## WRITTEN PROBLEM
Begin at the top of the records below and return each line exactly through the line with "const Y_TITLE = 'Fluorescence". Skip pictures.

## EXERCISE DATA
<<<<

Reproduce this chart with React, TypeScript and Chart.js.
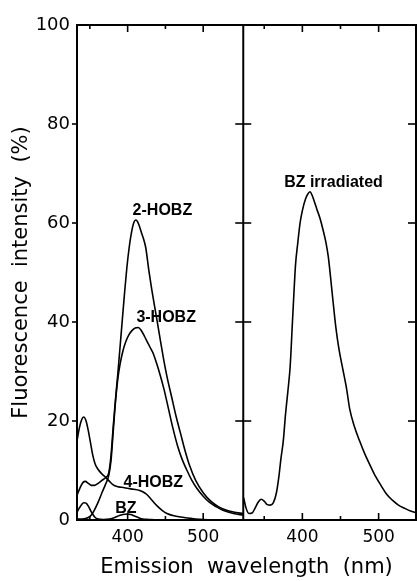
import React, { useEffect, useRef } from 'react';
import { Chart, registerables } from 'chart.js';

Chart.register(...registerables);

// ---- axes ----
const Y_TICKS = [0, 20, 40, 60, 80, 100];
const X_TICKS = [350, 400, 450, 500];
const X_LABELED = [400, 500];
const LEFT_MIN = 333;
const LEFT_MAX = 553;
const RIGHT_MIN = 322.5;
const RIGHT_MAX = 549;
const X_TITLE = 'Emission  wavelength  (nm)';
const Y_TITLE = 'Fluorescence  intensity  (%)';

// ---- left panel series ----
const HOBZ2_WL = [333, 337, 341, 344, 348, 352, 356, 361, 366, 371, 375, 378, 381, 384, 387, 390, 393, 396, 399, 402, 405, 408, 411, 413, 415, 418, 421, 424, 428, 432, 437, 442, 447, 452, 458, 464, 470, 476, 482, 490, 500, 510, 520, 530, 540, 553];
const HOBZ2_INT = [5.0, 6.5, 7.6, 7.8, 7.4, 7.0, 7.0, 7.4, 8.0, 8.6, 9.5, 13, 19, 24.5, 29.5, 35, 40.5, 46, 51, 55, 58, 60, 60.6, 60.3, 59.6, 58.2, 56.8, 55.0, 50.5, 46.5, 42, 37.5, 33, 29, 25, 21, 17.5, 14, 11, 8, 5.5, 3.8, 2.7, 2.0, 1.6, 1.3];

const HOBZ3_WL = [333, 340, 348, 352, 356, 361, 366, 371, 375, 378, 381, 384, 387, 390, 394, 398, 402, 406, 410, 414, 418, 422, 426, 430, 434, 438, 443, 448, 454, 460, 466, 472, 478, 485, 492, 500, 508, 517, 527, 540, 553];
const HOBZ3_INT = [0.2, 0.2, 0.5, 1.0, 2.0, 3.6, 5.5, 7.3, 9.0, 12, 18, 24, 28.5, 31.5, 34.3, 36.2, 37.5, 38.3, 38.8, 38.9, 38.3, 37.2, 36.0, 34.8, 33.6, 31.8, 29.3, 26.5, 22.5, 18.5, 15, 12.3, 10.2, 8.0, 6.3, 4.8, 3.6, 2.7, 1.9, 1.3, 1.0];

const HOBZ4_WL = [333, 336, 339, 342, 345, 348, 351, 354, 357, 361, 366, 371, 376, 380, 385, 392, 400, 408, 415, 420, 425, 430, 435, 440, 446, 452, 460, 470, 480, 490, 500, 553];
const HOBZ4_INT = [16, 18.5, 20.2, 20.8, 20, 18, 15.5, 13, 11.3, 10.2, 9.3, 8.6, 7.8, 7.2, 6.8, 6.6, 6.4, 6.2, 6.0, 5.7, 5.2, 4.4, 3.5, 2.7, 1.9, 1.3, 0.9, 0.6, 0.4, 0.2, 0.1, 0];

const BZ_WL = [333, 336, 339, 342, 345, 348, 351, 354, 357, 361, 368, 376, 383, 389, 394, 399, 404, 409, 414, 420, 428, 440, 553];
const BZ_INT = [1.6, 2.4, 3.1, 3.5, 3.4, 2.8, 1.9, 1.1, 0.5, 0.2, 0.1, 0.2, 0.5, 0.9, 1.1, 1.2, 1.1, 0.8, 0.5, 0.2, 0.1, 0, 0];

// ---- right panel series ----
const BZIRR_WL = [323, 326, 330, 334, 338, 342, 346, 350, 354, 358, 362, 366, 369, 372, 375, 378, 381, 384, 387, 389, 391, 394, 397, 400, 404, 407, 410, 413, 416, 419, 423, 427, 431, 434, 437, 440, 444, 448, 453, 458, 462, 468, 475, 482, 489, 496, 503, 510, 518, 526, 535, 542, 548];
const BZIRR_INT = [4.5, 2.5, 1.3, 1.4, 2.4, 3.6, 4.2, 3.8, 3.1, 3.0, 3.5, 5.5, 8.5, 12.5, 16, 21.5, 26, 31, 40, 46, 51.5, 56, 60, 62.5, 64.8, 65.8, 66.3, 65.5, 64.2, 62.8, 61, 58.7, 56, 53.2, 49, 44.5, 38.8, 34.5, 30.5, 26.5, 22.5, 19, 16, 13.3, 11, 8.8, 7, 5.3, 4.0, 3.0, 2.3, 1.8, 1.5];

// ---- curve labels ----
const LABEL_TEXT = ['2-HOBZ', '3-HOBZ', '4-HOBZ', 'BZ', 'BZ irradiated'];
const LABEL_WL = [446, 451, 434, 397.6, 440.8];
const LABEL_INT = [61.6, 40, 6.7, 1.4, 67.3];
const LABEL_PANEL = ['xL', 'xL', 'xL', 'xL', 'xR'];

const FONT = '"DejaVu Sans", "Liberation Sans", sans-serif';

const toPoints = (wl: number[], v: number[]) => wl.map((x, i) => ({ x, y: v[i] }));

const framePlugin = {
  id: 'frame',
  afterDraw(chart: any) {
    const { ctx, chartArea, scales } = chart;
    const { left, right, top, bottom } = chartArea;
    const xL = scales.xL;
    const xR = scales.xR;
    const y = scales.y;
    const line = (x1: number, y1: number, x2: number, y2: number) => {
      ctx.beginPath();
      ctx.moveTo(x1, y1);
      ctx.lineTo(x2, y2);
      ctx.stroke();
    };
    ctx.save();
    ctx.strokeStyle = '#000';
    ctx.lineWidth = 2;
    ctx.strokeRect(left, top, right - left, bottom - top);
    const mid = xL.right;
    line(mid, top, mid, bottom);
    ctx.lineWidth = 1.6;
    for (const sc of [xL, xR]) {
      for (const v of X_TICKS) {
        const px = sc.getPixelForValue(v);
        const len = X_LABELED.includes(v) ? 7 : 4;
        line(px, bottom, px, bottom - len);
        line(px, top, px, top + len);
      }
    }
    for (const v of Y_TICKS.slice(1, -1)) {
      const py = y.getPixelForValue(v);
      line(left - 5, py, left, py);
      line(mid - 8, py, mid + 8, py);
      line(right - 8, py, right, py);
    }
    ctx.fillStyle = '#000';
    ctx.textAlign = 'center';
    ctx.textBaseline = 'alphabetic';
    ctx.font = 'bold 16px "Liberation Sans", Arial, sans-serif';
    LABEL_TEXT.forEach((t, i) => {
      const sc = scales[LABEL_PANEL[i]];
      ctx.fillText(t, sc.getPixelForValue(LABEL_WL[i]), y.getPixelForValue(LABEL_INT[i]));
    });
    ctx.font = '21px ' + FONT;
    ctx.fillText(X_TITLE, (left + right) / 2, bottom + 53);
    ctx.restore();
  },
};

const xAxis = (min: number, max: number, weight: number) => ({
  type: 'linear',
  axis: 'x',
  position: 'bottom',
  stack: 'panels',
  stackWeight: weight,
  min,
  max,
  border: { display: false },
  grid: { display: false, drawTicks: false },
  afterBuildTicks: (s: any) => {
    s.ticks = X_TICKS.map((v) => ({ value: v }));
  },
  ticks: {
    autoSkip: false,
    maxRotation: 0,
    minRotation: 0,
    padding: 7,
    color: '#000',
    font: { family: FONT, size: 17 },
    callback: (v: number) => (X_LABELED.includes(v) ? String(v) : ''),
  },
  afterFit: (s: any) => {
    s.height = 61;
  },
});

export default function App() {
  const ref = useRef<HTMLCanvasElement>(null);
  useEffect(() => {
    if (!ref.current) return;
    const common = {
      borderColor: '#000',
      borderWidth: 1.6,
      pointRadius: 0,
      fill: false,
      cubicInterpolationMode: 'monotone',
      yAxisID: 'y',
    };
    const chart = new Chart(ref.current, {
      type: 'line',
      data: {
        datasets: [
          { ...common, label: '2-HOBZ', xAxisID: 'xL', data: toPoints(HOBZ2_WL, HOBZ2_INT) },
          { ...common, label: '3-HOBZ', xAxisID: 'xL', data: toPoints(HOBZ3_WL, HOBZ3_INT) },
          { ...common, label: '4-HOBZ', xAxisID: 'xL', data: toPoints(HOBZ4_WL, HOBZ4_INT) },
          { ...common, label: 'BZ', xAxisID: 'xL', data: toPoints(BZ_WL, BZ_INT) },
          { ...common, label: 'BZ irradiated', xAxisID: 'xR', data: toPoints(BZIRR_WL, BZIRR_INT) },
        ],
      } as any,
      options: {
        responsive: false,
        animation: false,
        layout: { autoPadding: false, padding: { top: 25, right: 1, bottom: 0, left: 0 } },
        plugins: { legend: { display: false }, tooltip: { enabled: false } },
        scales: {
          xL: xAxis(LEFT_MIN, LEFT_MAX, 166.5),
          xR: xAxis(RIGHT_MIN, RIGHT_MAX, 173),
          y: {
            type: 'linear',
            position: 'left',
            min: 0,
            max: 100,
            border: { display: false },
            grid: { display: false, drawTicks: false },
            ticks: { stepSize: 20, padding: 7, color: '#000', font: { family: FONT, size: 18 } },
            title: {
              display: true,
              text: Y_TITLE,
              color: '#000',
              font: { family: FONT, size: 21 },
              padding: { top: 9, bottom: 0 },
            },
            afterFit: (s: any) => {
              s.width = 77;
            },
          },
        } as any,
      },
      plugins: [framePlugin],
    });
    return () => chart.destroy();
  }, []);
  return (
    <div style={{ position: 'fixed', left: 0, top: 0, width: 417, height: 581, background: '#fff' }}>
      <canvas ref={ref} width={417} height={581} style={{ display: 'block' }} />
    </div>
  );
}
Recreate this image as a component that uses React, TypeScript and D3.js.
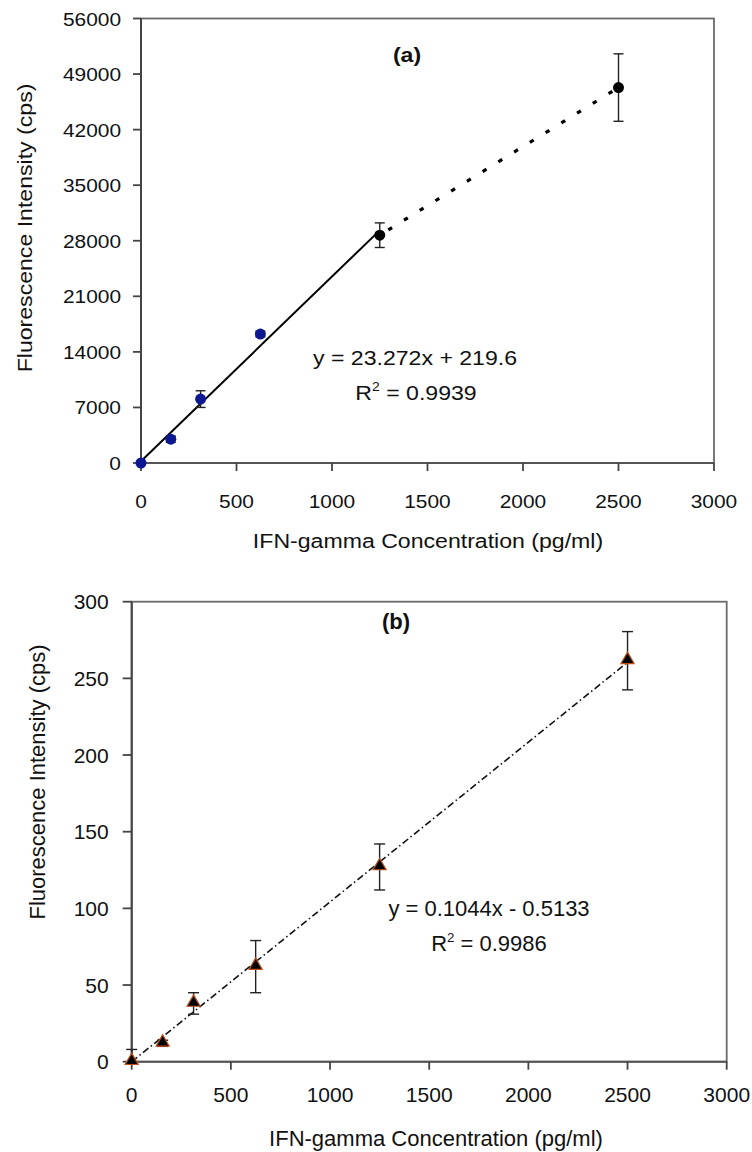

>>>>

## FINISHED EXERCISE
Reproduce this chart with React, TypeScript and Chart.js.
import React, { useEffect, useRef } from 'react';
import { Chart, registerables } from 'chart.js';

Chart.register(...registerables);

// ---- axes ----
const Y_TICKS = [0, 20, 40, 60, 80, 100];
const X_TICKS = [350, 400, 450, 500];
const X_LABELED = [400, 500];
const LEFT_MIN = 333;
const LEFT_MAX = 553;
const RIGHT_MIN = 322.5;
const RIGHT_MAX = 549;
const X_TITLE = 'Emission  wavelength  (nm)';
const Y_TITLE = 'Fluorescence  intensity  (%)';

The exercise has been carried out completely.